Leave out the pictures, then reproduce the rest of the material exactly.

Begin GIVEN INFORMATION

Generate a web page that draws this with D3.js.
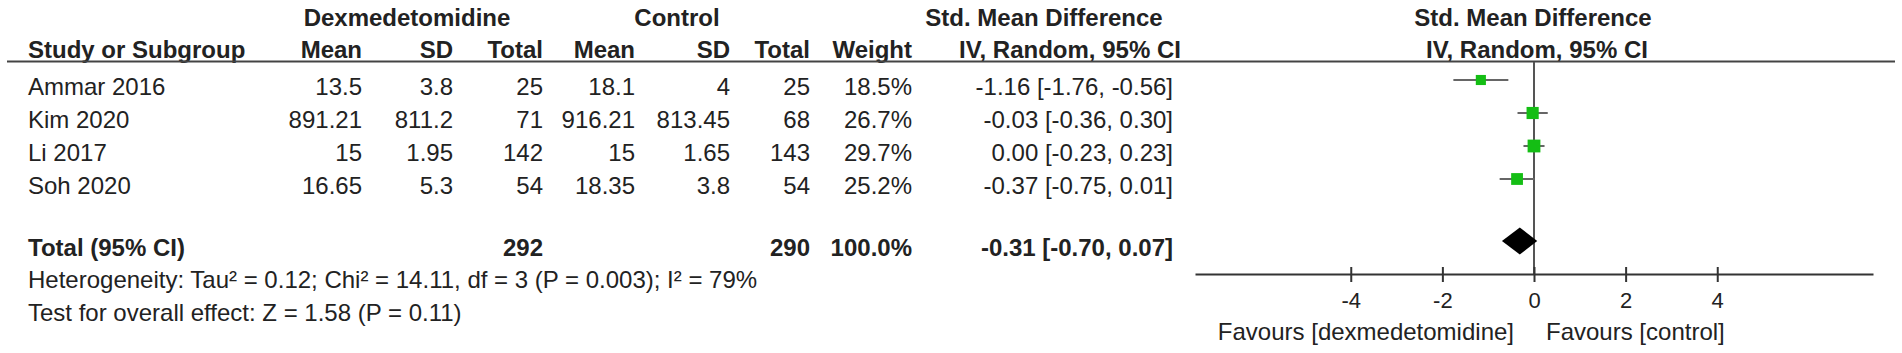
<!DOCTYPE html>
<html><head><meta charset="utf-8">
<script src="https://cdn.jsdelivr.net/npm/d3@7"></script>
<style>
body{margin:0;background:#fff}
text{font-family:"Liberation Sans",Arial,sans-serif;fill:#222;font-size:24px}
</style>
</head><body>
<svg id="c" width="1902" height="353"></svg>
<script>
// ---- data ----
const studies   = ["Ammar 2016", "Kim 2020", "Li 2017", "Soh 2020"];
const dexMean   = [13.5, 891.21, 15, 16.65];
const dexSD     = [3.8, 811.2, 1.95, 5.3];
const dexN      = [25, 71, 142, 54];
const ctrlMean  = [18.1, 916.21, 15, 18.35];
const ctrlSD    = [4, 813.45, 1.65, 3.8];
const ctrlN     = [25, 68, 143, 54];
const weights   = [18.5, 26.7, 29.7, 25.2];
const smd       = [-1.16, -0.03, 0.00, -0.37];
const ciLow     = [-1.76, -0.36, -0.23, -0.75];
const ciHigh    = [-0.56, 0.30, 0.23, 0.01];
const total     = {dexN: 292, ctrlN: 290, weight: 100.0, smd: -0.31, low: -0.70, high: 0.07};
const tickVals  = [-4, -2, 0, 2, 4];
const heterogeneity = "Heterogeneity: Tau\u00b2 = 0.12; Chi\u00b2 = 14.11, df = 3 (P = 0.003); I\u00b2 = 79%";
const overall   = "Test for overall effect: Z = 1.58 (P = 0.11)";
const favLeft   = "Favours [dexmedetomidine]";
const favRight  = "Favours [control]";

// ---- setup ----
const svg = d3.select("#c");
const loc = d3.formatLocale({decimal: ".", thousands: ",", grouping: [3], currency: ["", ""], minus: "-"});
const f2 = loc.format(".2f"), f1 = loc.format(".1f");
const ciText = (m, l, h) => `${f2(m)} [${f2(l)}, ${f2(h)}]`;

const x = d3.scaleLinear().domain([-7.4, 7.4]).range([1195, 1873]);
const row = d3.scaleLinear().domain([0, 1]).range([95, 128]); // text baselines
const markOff = 15;

// header
const hdr = svg.append("g").style("font-weight", "bold");
const h1 = [
  {t: "Dexmedetomidine", x: 407, a: "middle"},
  {t: "Control", x: 677, a: "middle"},
  {t: "Std. Mean Difference", x: 1044, a: "middle"},
  {t: "Std. Mean Difference", x: 1533, a: "middle"}
];
hdr.selectAll(".h1").data(h1).join("text").attr("class", "h1")
  .attr("x", d => d.x).attr("y", 26).attr("text-anchor", d => d.a).text(d => d.t);
const h2 = [
  {t: "Study or Subgroup", x: 28, a: "start"},
  {t: "Mean", x: 362, a: "end"},
  {t: "SD", x: 453, a: "end"},
  {t: "Total", x: 543, a: "end"},
  {t: "Mean", x: 635, a: "end"},
  {t: "SD", x: 730, a: "end"},
  {t: "Total", x: 810, a: "end"},
  {t: "Weight", x: 912, a: "end"},
  {t: "IV, Random, 95% CI", x: 1070, a: "middle"},
  {t: "IV, Random, 95% CI", x: 1537, a: "middle"}
];
hdr.selectAll(".h2").data(h2).join("text").attr("class", "h2")
  .attr("x", d => d.x).attr("y", 58).attr("text-anchor", d => d.a).text(d => d.t);

svg.append("line").attr("x1", 7).attr("x2", 1895).attr("y1", 61.5).attr("y2", 61.5)
  .attr("stroke", "#444").attr("stroke-width", 2);

// study rows
const cols = [
  {x: 28,   a: "start", v: i => studies[i]},
  {x: 362,  a: "end",   v: i => String(dexMean[i])},
  {x: 453,  a: "end",   v: i => String(dexSD[i])},
  {x: 543,  a: "end",   v: i => String(dexN[i])},
  {x: 635,  a: "end",   v: i => String(ctrlMean[i])},
  {x: 730,  a: "end",   v: i => String(ctrlSD[i])},
  {x: 810,  a: "end",   v: i => String(ctrlN[i])},
  {x: 912,  a: "end",   v: i => f1(weights[i]) + "%"},
  {x: 1173, a: "end",   v: i => ciText(smd[i], ciLow[i], ciHigh[i])}
];
const rows = svg.append("g");
studies.forEach((s, i) => {
  rows.selectAll(null).data(cols).join("text")
    .attr("x", c => c.x).attr("y", row(i)).attr("text-anchor", c => c.a).text(c => c.v(i));
});

// total row
const totIdx = 4.88;
const totCols = [
  {x: 28, a: "start", t: "Total (95% CI)"},
  {x: 543, a: "end", t: String(total.dexN)},
  {x: 810, a: "end", t: String(total.ctrlN)},
  {x: 912, a: "end", t: f1(total.weight) + "%"},
  {x: 1173, a: "end", t: ciText(total.smd, total.low, total.high)}
];
svg.append("g").style("font-weight", "bold").selectAll("text").data(totCols).join("text")
  .attr("x", d => d.x).attr("y", row(totIdx)).attr("text-anchor", d => d.a).text(d => d.t);

svg.append("text").attr("x", 28).attr("y", row(5.85)).text(heterogeneity);
svg.append("text").attr("x", 28).attr("y", row(6.85)).text(overall);

// ---- forest plot ----
const axisY = 274;
// zero line
svg.append("line").attr("x1", x(0)).attr("x2", x(0)).attr("y1", 62).attr("y2", axisY)
  .attr("stroke", "#555").attr("stroke-width", 2);

const plot = svg.append("g");
plot.selectAll(".ci").data(studies).join("line").attr("class", "ci")
  .attr("x1", (d, i) => x(ciLow[i])).attr("x2", (d, i) => x(ciHigh[i]))
  .attr("y1", (d, i) => row(i) - markOff).attr("y2", (d, i) => row(i) - markOff)
  .attr("stroke", "#666").attr("stroke-width", 2);
const side = w => 2.35 * Math.sqrt(w);
plot.selectAll(".sq").data(studies).join("rect").attr("class", "sq")
  .attr("x", (d, i) => x(smd[i]) - side(weights[i]) / 2)
  .attr("y", (d, i) => row(i) - markOff - side(weights[i]) / 2)
  .attr("width", (d, i) => side(weights[i])).attr("height", (d, i) => side(weights[i]))
  .attr("fill", "#14be14");

// diamond
const dy = row(totIdx) - markOff, dh = 13.5;
plot.append("path")
  .attr("d", `M${x(total.low)},${dy}L${x(total.smd)},${dy - dh}L${x(total.high)},${dy}L${x(total.smd)},${dy + dh}Z`)
  .attr("fill", "#000");

// axis
const ax = svg.append("g").attr("transform", `translate(0,${axisY})`)
  .call(d3.axisBottom(x).tickValues(tickVals).tickSizeOuter(0).tickFormat(loc.format("d")));
ax.select(".domain").attr("stroke", "#333").attr("stroke-width", 2);
ax.selectAll(".tick line").attr("y1", -7).attr("y2", 8).attr("stroke", "#333").attr("stroke-width", 2);
ax.selectAll(".tick text").attr("y", 34).attr("dy", 0)
  .style("font-size", "22px").style("font-family", "'Liberation Sans',Arial,sans-serif").attr("fill", "#222");

svg.append("text").attr("x", x(0) - 20).attr("y", 340).attr("text-anchor", "end").text(favLeft);
svg.append("text").attr("x", x(0) + 12).attr("y", 340).attr("text-anchor", "start").text(favRight);
</script>
</body></html>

End GIVEN INFORMATION

* ANSWER TO THIS EXERCISE *
Generate a web page that draws this with D3.js.
<!DOCTYPE html>
<html><head><meta charset="utf-8">
<script src="https://cdn.jsdelivr.net/npm/d3@7"></script>
<style>
body{margin:0;background:#fff}
text{font-family:"Liberation Sans",Arial,sans-serif;fill:#222;font-size:24px}
</style>
</head><body>
<svg id="c" width="1902" height="353"></svg>
<script>
// ---- data ----
const studies   = ["Ammar 2016", "Kim 2020", "Li 2017", "Soh 2020"];
const dexMean   = [13.5, 891.21, 15, 16.65];
const dexSD     = [3.8, 811.2, 1.95, 5.3];
const dexN      = [25, 71, 142, 54];
const ctrlMean  = [18.1, 916.21, 15, 18.35];
const ctrlSD    = [4, 813.45, 1.65, 3.8];
const ctrlN     = [25, 68, 143, 54];
const weights   = [18.5, 26.7, 29.7, 25.2];
const smd       = [-1.16, -0.03, 0.00, -0.37];
const ciLow     = [-1.76, -0.36, -0.23, -0.75];
const ciHigh    = [-0.56, 0.30, 0.23, 0.01];
const total     = {dexN: 292, ctrlN: 290, weight: 100.0, smd: -0.31, low: -0.70, high: 0.07};
const tickVals  = [-4, -2, 0, 2, 4];
const heterogeneity = "Heterogeneity: Tau\u00b2 = 0.12; Chi\u00b2 = 14.11, df = 3 (P = 0.003); I\u00b2 = 79%";
const overall   = "Test for overall effect: Z = 1.58 (P = 0.11)";
const favLeft   = "Favours [dexmedetomidine]";
const favRight  = "Favours [control]";

// ---- setup ----
const svg = d3.select("#c");
const loc = d3.formatLocale({decimal: ".", thousands: ",", grouping: [3], currency: ["", ""], minus: "-"});
const f2 = loc.format(".2f"), f1 = loc.format(".1f");
const ciText = (m, l, h) => `${f2(m)} [${f2(l)}, ${f2(h)}]`;

const x = d3.scaleLinear().domain([-7.4, 7.4]).range([1195, 1873]);
const row = d3.scaleLinear().domain([0, 1]).range([95, 128]); // text baselines
const markOff = 15;

// header
const hdr = svg.append("g").style("font-weight", "bold");
const h1 = [
  {t: "Dexmedetomidine", x: 407, a: "middle"},
  {t: "Control", x: 677, a: "middle"},
  {t: "Std. Mean Difference", x: 1044, a: "middle"},
  {t: "Std. Mean Difference", x: 1533, a: "middle"}
];
hdr.selectAll(".h1").data(h1).join("text").attr("class", "h1")
  .attr("x", d => d.x).attr("y", 26).attr("text-anchor", d => d.a).text(d => d.t);
const h2 = [
  {t: "Study or Subgroup", x: 28, a: "start"},
  {t: "Mean", x: 362, a: "end"},
  {t: "SD", x: 453, a: "end"},
  {t: "Total", x: 543, a: "end"},
  {t: "Mean", x: 635, a: "end"},
  {t: "SD", x: 730, a: "end"},
  {t: "Total", x: 810, a: "end"},
  {t: "Weight", x: 912, a: "end"},
  {t: "IV, Random, 95% CI", x: 1070, a: "middle"},
  {t: "IV, Random, 95% CI", x: 1537, a: "middle"}
];
hdr.selectAll(".h2").data(h2).join("text").attr("class", "h2")
  .attr("x", d => d.x).attr("y", 58).attr("text-anchor", d => d.a).text(d => d.t);

svg.append("line").attr("x1", 7).attr("x2", 1895).attr("y1", 61.5).attr("y2", 61.5)
  .attr("stroke", "#444").attr("stroke-width", 2);

// study rows
const cols = [
  {x: 28,   a: "start", v: i => studies[i]},
  {x: 362,  a: "end",   v: i => String(dexMean[i])},
  {x: 453,  a: "end",   v: i => String(dexSD[i])},
  {x: 543,  a: "end",   v: i => String(dexN[i])},
  {x: 635,  a: "end",   v: i => String(ctrlMean[i])},
  {x: 730,  a: "end",   v: i => String(ctrlSD[i])},
  {x: 810,  a: "end",   v: i => String(ctrlN[i])},
  {x: 912,  a: "end",   v: i => f1(weights[i]) + "%"},
  {x: 1173, a: "end",   v: i => ciText(smd[i], ciLow[i], ciHigh[i])}
];
const rows = svg.append("g");
studies.forEach((s, i) => {
  rows.selectAll(null).data(cols).join("text")
    .attr("x", c => c.x).attr("y", row(i)).attr("text-anchor", c => c.a).text(c => c.v(i));
});

// total row
const totIdx = 4.88;
const totCols = [
  {x: 28, a: "start", t: "Total (95% CI)"},
  {x: 543, a: "end", t: String(total.dexN)},
  {x: 810, a: "end", t: String(total.ctrlN)},
  {x: 912, a: "end", t: f1(total.weight) + "%"},
  {x: 1173, a: "end", t: ciText(total.smd, total.low, total.high)}
];
svg.append("g").style("font-weight", "bold").selectAll("text").data(totCols).join("text")
  .attr("x", d => d.x).attr("y", row(totIdx)).attr("text-anchor", d => d.a).text(d => d.t);

svg.append("text").attr("x", 28).attr("y", row(5.85)).text(heterogeneity);
svg.append("text").attr("x", 28).attr("y", row(6.85)).text(overall);

// ---- forest plot ----
const axisY = 274;
// zero line
svg.append("line").attr("x1", x(0)).attr("x2", x(0)).attr("y1", 62).attr("y2", axisY)
  .attr("stroke", "#555").attr("stroke-width", 2);

const plot = svg.append("g");
plot.selectAll(".ci").data(studies).join("line").attr("class", "ci")
  .attr("x1", (d, i) => x(ciLow[i])).attr("x2", (d, i) => x(ciHigh[i]))
  .attr("y1", (d, i) => row(i) - markOff).attr("y2", (d, i) => row(i) - markOff)
  .attr("stroke", "#666").attr("stroke-width", 2);
const side = w => 2.35 * Math.sqrt(w);
plot.selectAll(".sq").data(studies).join("rect").attr("class", "sq")
  .attr("x", (d, i) => x(smd[i]) - side(weights[i]) / 2)
  .attr("y", (d, i) => row(i) - markOff - side(weights[i]) / 2)
  .attr("width", (d, i) => side(weights[i])).attr("height", (d, i) => side(weights[i]))
  .attr("fill", "#14be14");

// diamond
const dy = row(totIdx) - markOff, dh = 13.5;
plot.append("path")
  .attr("d", `M${x(total.low)},${dy}L${x(total.smd)},${dy - dh}L${x(total.high)},${dy}L${x(total.smd)},${dy + dh}Z`)
  .attr("fill", "#000");

// axis
const ax = svg.append("g").attr("transform", `translate(0,${axisY})`)
  .call(d3.axisBottom(x).tickValues(tickVals).tickSizeOuter(0).tickFormat(loc.format("d")));
ax.select(".domain").attr("stroke", "#333").attr("stroke-width", 2);
ax.selectAll(".tick line").attr("y1", -7).attr("y2", 8).attr("stroke", "#333").attr("stroke-width", 2);
ax.selectAll(".tick text").attr("y", 34).attr("dy", 0)
  .style("font-size", "22px").style("font-family", "'Liberation Sans',Arial,sans-serif").attr("fill", "#222");

svg.append("text").attr("x", x(0) - 20).attr("y", 340).attr("text-anchor", "end").text(favLeft);
svg.append("text").attr("x", x(0) + 12).attr("y", 340).attr("text-anchor", "start").text(favRight);
</script>
</body></html>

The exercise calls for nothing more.